The big problem, I think, is the trend of people pre-ordering games. When you pre-order a game, you are trusting that the developer and publisher of the game you pre-ordered is going to deliver a relatively bug-free game. This would be fine, if they ever delivered on that promise. Constantly games come riddled with bugs, with major DRM issues (although realistically i think most of these claims are from people who pirated it and couldn't get it to work, but whine on the public forums.), or the worst, cut down and promised as DLC later on.

That is the worst of the worst, the new DLC (downloadable content) trend. Here's the scam, take a normal game, but cut some of the more time consuming things out of the game. Instead, create a system so that the game can be 'updated' or accept 'add-ons' that we will promote as DLC. That way, we can pump out more games faster, while still getting some hype every time we release another DLC update that should have been with the game at launch.

I sound a bit cynical there, I know. DLC in it's purist form is a great idea and should be embraced, but it is far too often abused.
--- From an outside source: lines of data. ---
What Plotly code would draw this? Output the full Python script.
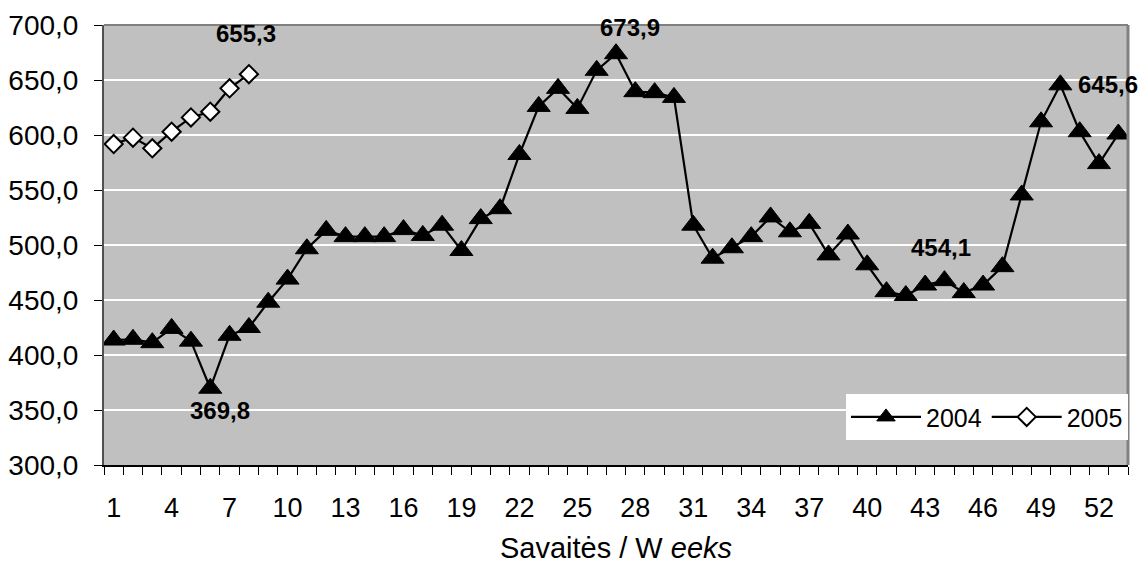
import plotly.graph_objects as go

weeks_2004 = list(range(1, 54))
values_2004 = [413.6, 414.3, 411.2, 424.2, 412.6, 369.8, 417.9, 425.0, 448.0, 469.0,
               496.6, 513.3, 507.6, 507.6, 507.6, 514.0, 508.7, 518.0, 495.0, 524.0,
               533.0, 582.3, 626.0, 642.4, 624.2, 658.8, 673.9, 639.4, 638.5, 634.2,
               518.0, 488.0, 497.5, 507.6, 525.5, 512.0, 519.7, 491.0, 510.0, 482.0,
               457.6, 454.1, 463.6, 467.6, 456.8, 463.6, 480.3, 545.5, 612.0, 645.6,
               603.0, 574.0, 600.9]
weeks_2005 = list(range(1, 9))
values_2005 = [591.8, 597.6, 587.9, 603.0, 616.0, 621.2, 642.4, 655.3]

x_tick_vals = list(range(1, 54, 3))
y_tick_vals = [300, 350, 400, 450, 500, 550, 600, 650, 700]

# labelled points: (series weeks, series values, week, x shift, y shift)
labels = [
    (weeks_2005, values_2005, 8, -3, 41),
    (weeks_2004, values_2004, 27, 14, 26),
    (weeks_2004, values_2004, 6, 10, -22),
    (weeks_2004, values_2004, 50, 48, 0),
]

fig = go.Figure()
fig.add_trace(go.Scatter(
    x=weeks_2004, y=values_2004, name="2004", mode="lines+markers",
    line=dict(color="black", width=2.2),
    marker=dict(symbol="triangle-up", size=20, color="black",
                line=dict(color="black", width=1)),
))
fig.add_trace(go.Scatter(
    x=weeks_2005, y=values_2005, name="2005", mode="lines+markers",
    line=dict(color="black", width=2.2),
    marker=dict(symbol="diamond", size=14, color="white",
                line=dict(color="black", width=2)),
))

font = "Liberation Sans, Arial, sans-serif"
anns = []
for wx, vy, wk, dx, dy in labels:
    v = vy[wx.index(wk)]
    anns.append(dict(x=wk, y=v, xref="x", yref="y",
                     text="<b>" + f"{v:.1f}".replace(".", ",") + "</b>",
                     showarrow=False, xshift=dx, yshift=dy,
                     font=dict(family=font, size=24, color="black")))
# the 454,1 label sits away from its point
v454 = values_2004[weeks_2004.index(42)]
anns.append(dict(x=44, y=500.5, xref="x", yref="y", xshift=-3, yshift=-3,
                 text="<b>" + f"{v454:.1f}".replace(".", ",") + "</b>",
                 showarrow=False, font=dict(family=font, size=24, color="black")))

fig.update_layout(
    width=1138, height=556,
    margin=dict(l=96, r=18, t=17, b=99, autoexpand=False),
    paper_bgcolor="white", plot_bgcolor="#C0C0C0",
    separators=", ",
    font=dict(family=font, size=27, color="black"),
    showlegend=True,
    legend=dict(orientation="h", x=1.0, xanchor="right", y=0.161, yanchor="top",
                bgcolor="white", font=dict(family=font, size=25, color="black"),
                itemwidth=70, tracegroupgap=0),
    annotations=anns,
    shapes=[
        dict(type="line", xref="paper", yref="paper", x0=0, x1=1, y0=1, y1=1,
             line=dict(color="#808080", width=2)),
        dict(type="line", xref="paper", yref="paper", x0=1, x1=1, y0=0, y1=1,
             line=dict(color="#808080", width=3)),
    ],
)
fig.update_xaxes(
    range=[0.5, 53.5], tickmode="array", tickvals=x_tick_vals,
    ticks="", showgrid=False, zeroline=False, automargin=False,
    showline=True, linecolor="black", linewidth=1.5,
    ticklabelstandoff=18,
    tickfont=dict(family=font, size=27),
    minor=dict(tickmode="linear", tick0=0.5, dtick=1, ticks="outside",
               ticklen=8, tickcolor="black", tickwidth=1, showgrid=False),
    title=dict(text="Savaitės / W <i>eeks</i>", standoff=28,
               font=dict(family=font, size=29)),
)
fig.update_yaxes(
    range=[300, 700], tickmode="array", tickvals=y_tick_vals, tickformat=".1f",
    ticks="outside", ticklen=8, tickcolor="black", tickwidth=1,
    showgrid=True, gridcolor="white", gridwidth=1.5, zeroline=False,
    showline=True, linecolor="#505050", linewidth=2, automargin=False,
    ticklabelstandoff=10,
    tickfont=dict(family=font, size=28),
)

fig.write_html("out.html")
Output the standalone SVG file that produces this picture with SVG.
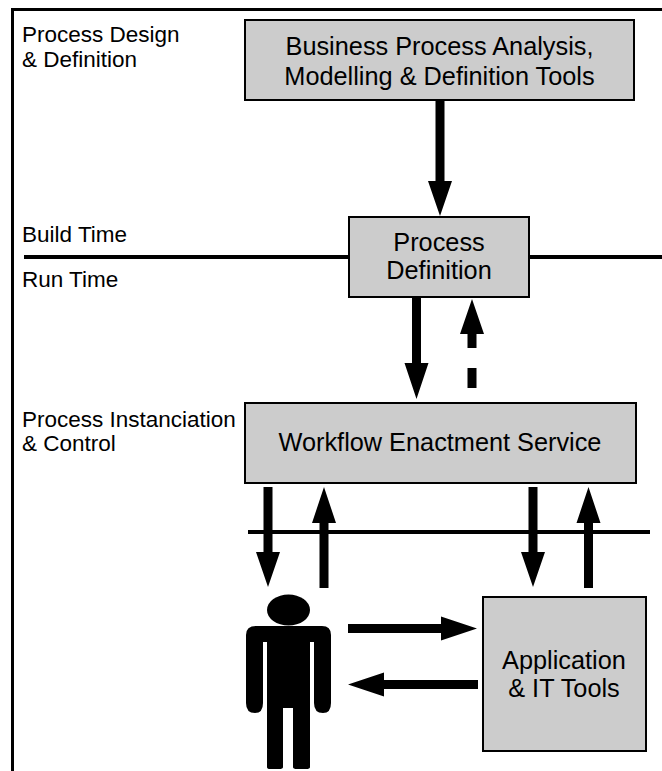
<svg xmlns="http://www.w3.org/2000/svg" width="662" height="771" viewBox="0 0 662 771">
<style>
.b{fill:#ccc;stroke:#000;stroke-width:2}
.t{font-family:"Liberation Sans",Arial,sans-serif;fill:#000}
.l{font-size:22.5px}
.n{font-size:25.3px;text-anchor:middle}
.c{fill:none;stroke:#000}
.a{fill:#000;stroke:none}
</style>
<rect width="662" height="771" fill="#fff"/>
<g id="frame"><path class="c" stroke-width="3" d="M12.500 771V9.500H662"/></g>
<g id="labels">
<text class="t l" x="22" y="42">Process Design</text>
<text class="t l" x="22" y="67">&amp; Definition</text>
<text class="t l" x="22" y="242">Build Time</text>
<text class="t l" x="22" y="287">Run Time</text>
<text class="t l" x="22" y="427">Process Instanciation</text>
<text class="t l" x="22" y="451">&amp; Control</text>
</g>
<g id="connectors">
<path class="c" stroke-width="4" d="M24 257H349M530 257H662"/>
<path class="c" stroke-width="4" d="M248 532H650"/>
<path class="a" d="M435.500 100h9v81h7.500l-12 35-12-35h7.500z"/>
<path class="a" d="M412 297h9v66h7.500l-12 36-12-36h7.500z"/>
<path class="a" d="M472 299l12 35h-7.500v14h-9v-14h-7.500zM467.500 368h9v20h-9z"/>
<path class="a" d="M263.500 487h9v65h7.500l-12 35-12-35h7.500z"/>
<path class="a" d="M324 487l12 36h-7.500v65h-9v-65h-7.500z"/>
<path class="a" d="M528.500 487h9v65h7.500l-12 35-12-35h7.500z"/>
<path class="a" d="M588.500 487l12 36h-7.500v65h-9v-65h-7.500z"/>
<path class="a" d="M348 624h93v-7.500l36 12-36 12v-7.500h-93z"/>
<path class="a" d="M478 680h-94v-7.500l-36 12 36 12v-7.500h94z"/>
</g>
<g id="analysis-tools"><rect class="b" x="245" y="20" width="389" height="80"/>
<text class="t n" x="439.500" y="55">Business Process Analysis,</text>
<text class="t n" x="439.500" y="85">Modelling &amp; Definition Tools</text></g>
<g id="process-definition"><rect class="b" x="349" y="217" width="180" height="80"/>
<text class="t n" x="439" y="251">Process</text>
<text class="t n" x="439" y="279">Definition</text></g>
<g id="enactment-service"><rect class="b" x="245" y="403" width="391" height="80"/>
<text class="t n" x="440" y="451">Workflow Enactment Service</text></g>
<g id="application-tools"><rect class="b" x="483" y="597" width="163" height="154"/>
<text class="t n" x="564" y="669">Application</text>
<text class="t n" x="564" y="697">&amp; IT Tools</text></g>
<g id="person">
<ellipse class="a" cx="288.500" cy="610" rx="21.500" ry="15.500"/>
<path class="a" d="M256 626H322Q331 626 331 635V703Q331 713 323 713Q314 713 314 703V642H310V767Q310 769 306 769H297Q293 769 293 767V708H283V767Q283 769 279 769H270Q267 769 267 767V642H263V703Q263 713 255 713Q246 713 246 703V635Q246 626 256 626Z"/>
</g>
</svg>
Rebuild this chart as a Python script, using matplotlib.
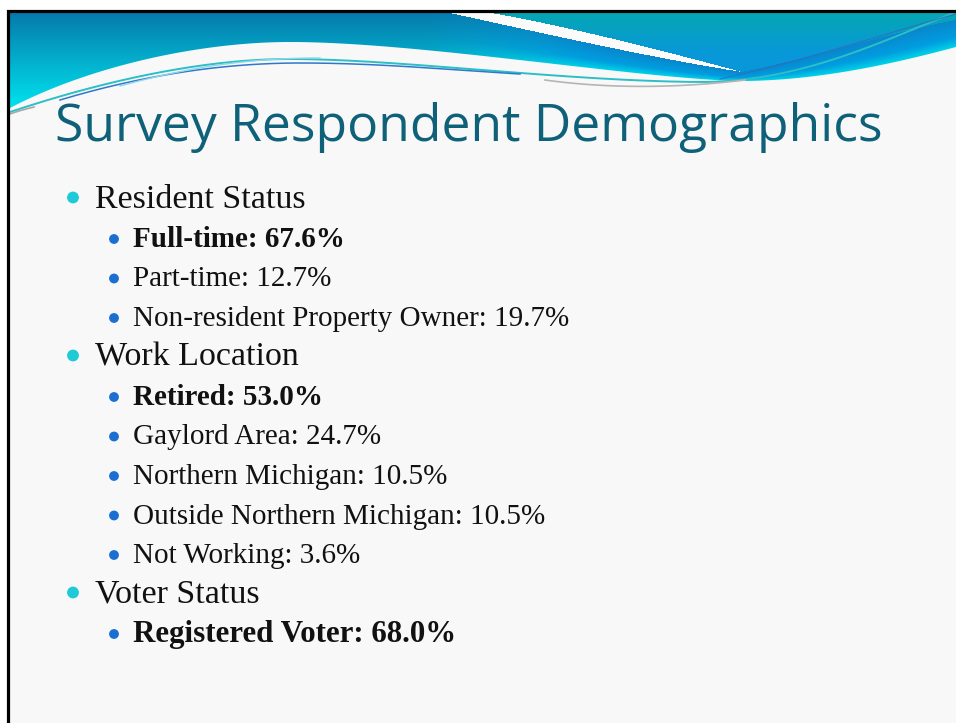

Myself, I think I'm pretty much done pre-ordering anything. I'm waiting for the reviews, and usually more importantly, the forum chatter for that game. I mean, even for me, an avid gamer who loves to play almost any game type, I can't enjoy a game that is broken. Would you stand for anything else that runs only sometimes? Of course not. You pay upwards of $60 for new releases, sometimes more. We should and need to demand better quality. It's like the price of the games has gone up and retroactively the quality of the game has gone down.

This will never change until gamers change our ways. Publishers know that if they hype a relatively good game up enough, they will get some pretty hefty pre-orders to brand new games that have not even been reviewed yet. From a business standpoint, pre-order sales are even better than release sales. It's basically money in the bank without giving any kind of product. The only thing they are selling at that point is hype.